EXERCISE DIRECTIONS. Collect each line of the entries that holds the string "with".

GIVEN DATA.
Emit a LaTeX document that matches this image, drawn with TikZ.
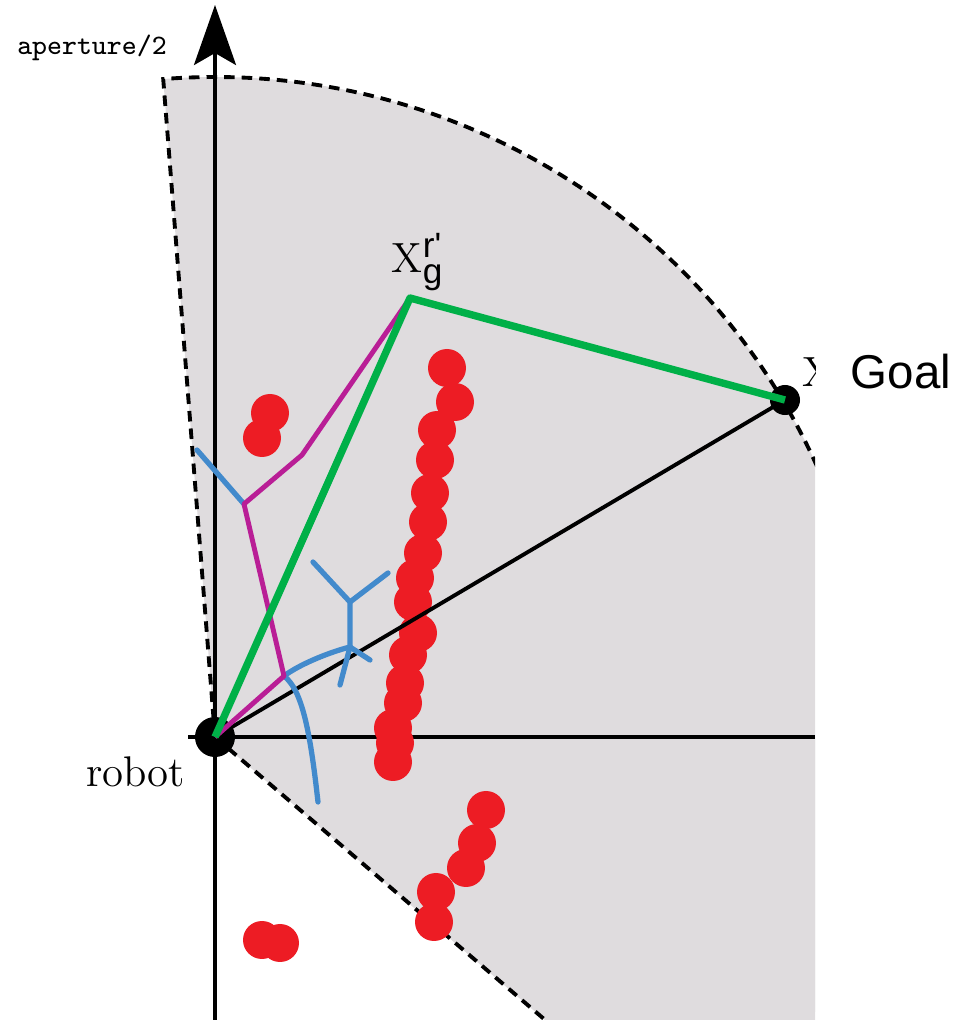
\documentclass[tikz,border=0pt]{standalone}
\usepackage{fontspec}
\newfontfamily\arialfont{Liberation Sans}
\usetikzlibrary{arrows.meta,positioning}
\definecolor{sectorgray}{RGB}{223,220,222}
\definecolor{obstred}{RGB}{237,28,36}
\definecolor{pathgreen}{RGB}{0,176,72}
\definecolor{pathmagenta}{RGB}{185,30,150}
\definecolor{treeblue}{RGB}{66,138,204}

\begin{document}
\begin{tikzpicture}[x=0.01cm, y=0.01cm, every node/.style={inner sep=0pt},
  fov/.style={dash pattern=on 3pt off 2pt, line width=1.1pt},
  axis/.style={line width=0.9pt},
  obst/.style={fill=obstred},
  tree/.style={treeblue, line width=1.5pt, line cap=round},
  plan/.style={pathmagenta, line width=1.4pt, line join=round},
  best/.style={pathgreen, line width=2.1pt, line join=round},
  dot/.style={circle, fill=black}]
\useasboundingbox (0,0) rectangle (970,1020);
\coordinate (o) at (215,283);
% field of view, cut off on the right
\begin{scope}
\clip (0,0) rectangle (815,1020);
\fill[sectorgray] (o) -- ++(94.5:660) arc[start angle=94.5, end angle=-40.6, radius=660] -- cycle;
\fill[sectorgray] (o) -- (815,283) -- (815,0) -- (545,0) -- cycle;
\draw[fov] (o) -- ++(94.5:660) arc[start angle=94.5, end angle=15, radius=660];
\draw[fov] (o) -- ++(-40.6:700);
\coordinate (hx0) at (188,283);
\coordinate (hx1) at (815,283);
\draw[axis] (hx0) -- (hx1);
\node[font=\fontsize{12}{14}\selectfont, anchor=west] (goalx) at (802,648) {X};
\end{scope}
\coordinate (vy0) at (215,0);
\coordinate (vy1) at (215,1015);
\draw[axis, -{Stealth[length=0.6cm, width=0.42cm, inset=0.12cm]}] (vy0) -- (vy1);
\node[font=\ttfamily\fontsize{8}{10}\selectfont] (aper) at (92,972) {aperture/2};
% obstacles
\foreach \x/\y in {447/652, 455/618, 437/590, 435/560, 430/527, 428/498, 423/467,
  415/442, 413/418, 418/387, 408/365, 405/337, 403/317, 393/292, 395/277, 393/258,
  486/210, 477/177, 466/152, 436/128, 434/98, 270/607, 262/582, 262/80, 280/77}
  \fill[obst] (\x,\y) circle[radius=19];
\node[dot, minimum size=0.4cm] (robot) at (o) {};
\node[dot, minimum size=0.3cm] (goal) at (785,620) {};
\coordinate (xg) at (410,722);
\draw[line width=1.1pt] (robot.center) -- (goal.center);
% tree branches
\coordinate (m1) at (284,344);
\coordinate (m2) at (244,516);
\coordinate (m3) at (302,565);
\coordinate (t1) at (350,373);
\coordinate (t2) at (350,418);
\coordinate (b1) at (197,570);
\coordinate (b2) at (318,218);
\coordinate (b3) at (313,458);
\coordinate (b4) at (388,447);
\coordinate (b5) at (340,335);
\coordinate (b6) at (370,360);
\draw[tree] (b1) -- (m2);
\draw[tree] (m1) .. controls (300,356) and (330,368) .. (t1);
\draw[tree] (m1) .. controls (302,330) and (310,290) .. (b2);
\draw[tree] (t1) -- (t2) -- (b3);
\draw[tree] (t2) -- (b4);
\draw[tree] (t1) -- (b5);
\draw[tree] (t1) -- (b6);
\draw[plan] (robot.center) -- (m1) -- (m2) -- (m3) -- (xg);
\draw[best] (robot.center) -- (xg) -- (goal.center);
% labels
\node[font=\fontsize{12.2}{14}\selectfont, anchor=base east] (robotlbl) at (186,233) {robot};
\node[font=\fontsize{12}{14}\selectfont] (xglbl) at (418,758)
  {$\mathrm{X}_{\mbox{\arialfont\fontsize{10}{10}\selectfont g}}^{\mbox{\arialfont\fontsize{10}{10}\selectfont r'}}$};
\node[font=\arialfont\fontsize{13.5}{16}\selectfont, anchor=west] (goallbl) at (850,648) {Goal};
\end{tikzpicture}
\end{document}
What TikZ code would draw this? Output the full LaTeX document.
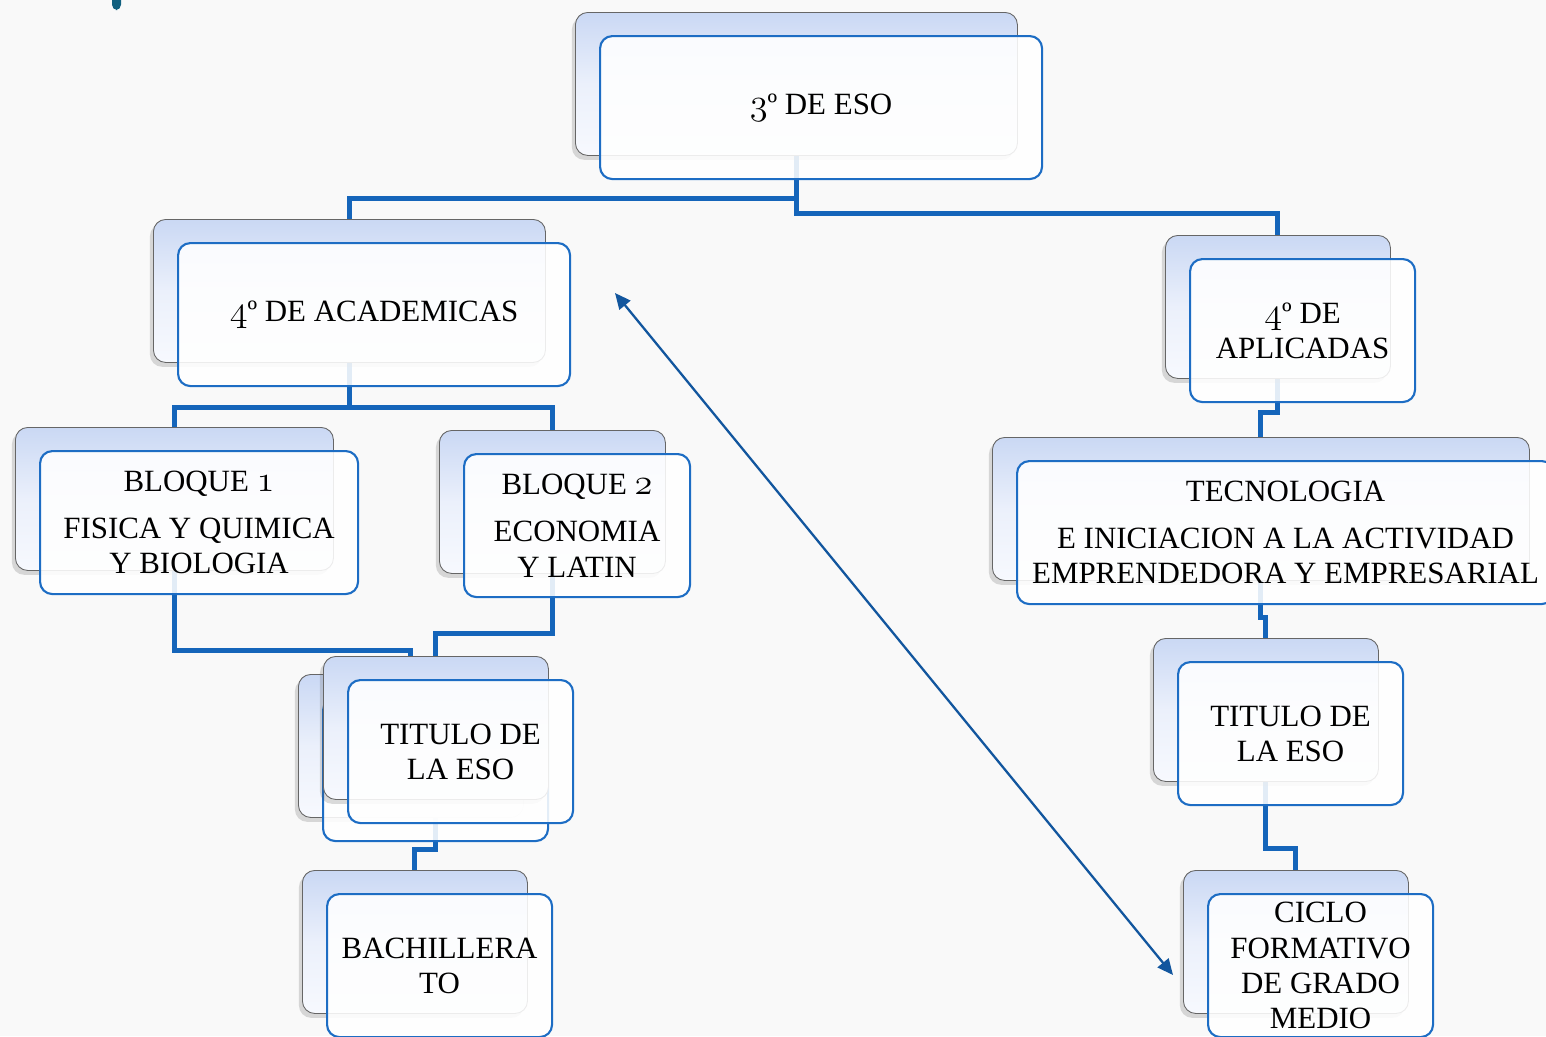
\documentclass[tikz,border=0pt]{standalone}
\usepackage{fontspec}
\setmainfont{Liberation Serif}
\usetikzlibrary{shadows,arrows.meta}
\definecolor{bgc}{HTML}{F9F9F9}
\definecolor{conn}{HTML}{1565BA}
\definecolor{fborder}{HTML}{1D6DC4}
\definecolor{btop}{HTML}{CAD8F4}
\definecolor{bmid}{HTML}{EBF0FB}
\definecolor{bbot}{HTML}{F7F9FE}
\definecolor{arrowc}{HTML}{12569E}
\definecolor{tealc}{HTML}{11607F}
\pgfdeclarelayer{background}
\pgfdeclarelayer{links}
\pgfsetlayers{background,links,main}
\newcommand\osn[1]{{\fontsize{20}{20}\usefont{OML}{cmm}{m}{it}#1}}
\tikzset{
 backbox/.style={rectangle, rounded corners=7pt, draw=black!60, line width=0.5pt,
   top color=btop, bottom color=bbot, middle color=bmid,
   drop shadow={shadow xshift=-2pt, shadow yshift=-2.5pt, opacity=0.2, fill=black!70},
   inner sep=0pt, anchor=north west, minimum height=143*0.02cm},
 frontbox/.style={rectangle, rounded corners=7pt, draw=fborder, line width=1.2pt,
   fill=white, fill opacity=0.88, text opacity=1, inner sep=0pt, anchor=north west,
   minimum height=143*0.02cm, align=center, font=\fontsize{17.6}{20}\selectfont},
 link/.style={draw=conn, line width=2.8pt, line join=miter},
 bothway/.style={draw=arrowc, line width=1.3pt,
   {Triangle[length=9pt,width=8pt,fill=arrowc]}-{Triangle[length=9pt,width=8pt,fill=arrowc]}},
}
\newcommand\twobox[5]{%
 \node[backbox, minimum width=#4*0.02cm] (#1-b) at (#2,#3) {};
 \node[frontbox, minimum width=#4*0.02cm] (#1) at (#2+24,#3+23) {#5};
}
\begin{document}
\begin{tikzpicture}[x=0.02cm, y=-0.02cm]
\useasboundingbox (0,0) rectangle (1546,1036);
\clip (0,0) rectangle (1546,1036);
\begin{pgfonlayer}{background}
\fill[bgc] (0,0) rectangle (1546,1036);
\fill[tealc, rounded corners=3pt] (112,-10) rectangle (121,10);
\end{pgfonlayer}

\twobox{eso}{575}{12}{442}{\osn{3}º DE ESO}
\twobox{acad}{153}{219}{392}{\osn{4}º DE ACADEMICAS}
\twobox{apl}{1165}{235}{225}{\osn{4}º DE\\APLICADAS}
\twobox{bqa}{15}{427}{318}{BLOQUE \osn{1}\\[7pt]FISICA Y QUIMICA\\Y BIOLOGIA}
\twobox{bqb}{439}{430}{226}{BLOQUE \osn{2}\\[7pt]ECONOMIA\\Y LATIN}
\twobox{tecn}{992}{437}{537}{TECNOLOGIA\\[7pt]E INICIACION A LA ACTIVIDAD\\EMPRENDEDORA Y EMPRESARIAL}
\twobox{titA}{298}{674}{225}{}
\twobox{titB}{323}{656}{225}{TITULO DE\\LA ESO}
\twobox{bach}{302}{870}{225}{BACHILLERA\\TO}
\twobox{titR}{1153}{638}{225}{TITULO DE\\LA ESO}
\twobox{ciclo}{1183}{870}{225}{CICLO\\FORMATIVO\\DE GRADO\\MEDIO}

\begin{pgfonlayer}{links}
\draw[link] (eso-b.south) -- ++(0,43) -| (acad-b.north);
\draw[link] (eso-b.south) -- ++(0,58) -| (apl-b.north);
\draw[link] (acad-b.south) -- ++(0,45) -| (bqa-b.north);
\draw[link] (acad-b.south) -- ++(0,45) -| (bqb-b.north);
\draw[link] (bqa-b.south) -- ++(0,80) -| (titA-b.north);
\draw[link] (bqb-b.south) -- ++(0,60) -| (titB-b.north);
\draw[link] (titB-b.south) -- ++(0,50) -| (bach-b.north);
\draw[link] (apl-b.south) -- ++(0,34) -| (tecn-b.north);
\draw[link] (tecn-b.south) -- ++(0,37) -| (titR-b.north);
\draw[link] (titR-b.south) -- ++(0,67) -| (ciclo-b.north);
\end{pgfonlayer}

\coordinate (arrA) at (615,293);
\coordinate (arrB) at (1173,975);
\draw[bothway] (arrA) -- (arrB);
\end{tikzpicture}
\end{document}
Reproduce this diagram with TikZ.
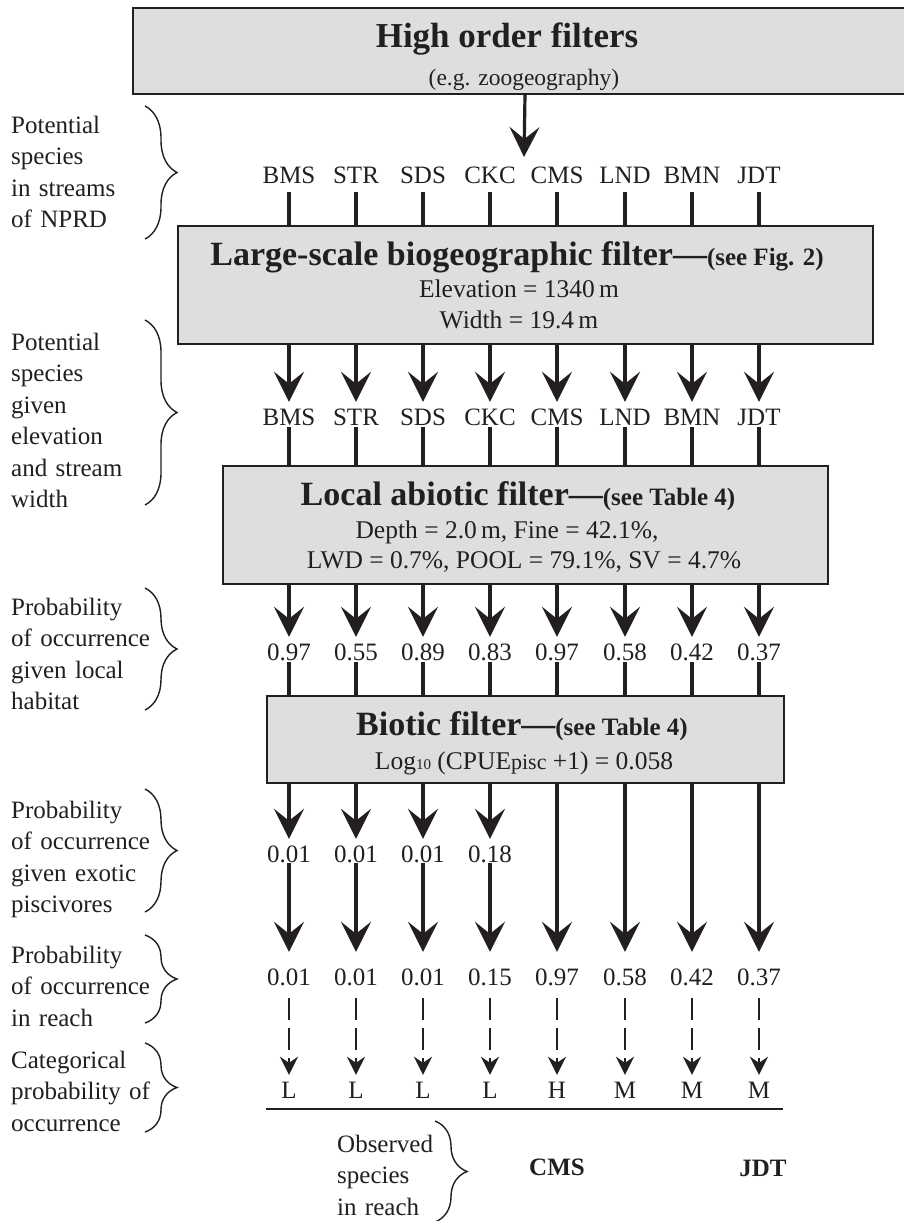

RESULT OF THIS EXERCISE.
Emit a LaTeX document that matches this image, drawn with TikZ.
Reproduce this diagram with TikZ.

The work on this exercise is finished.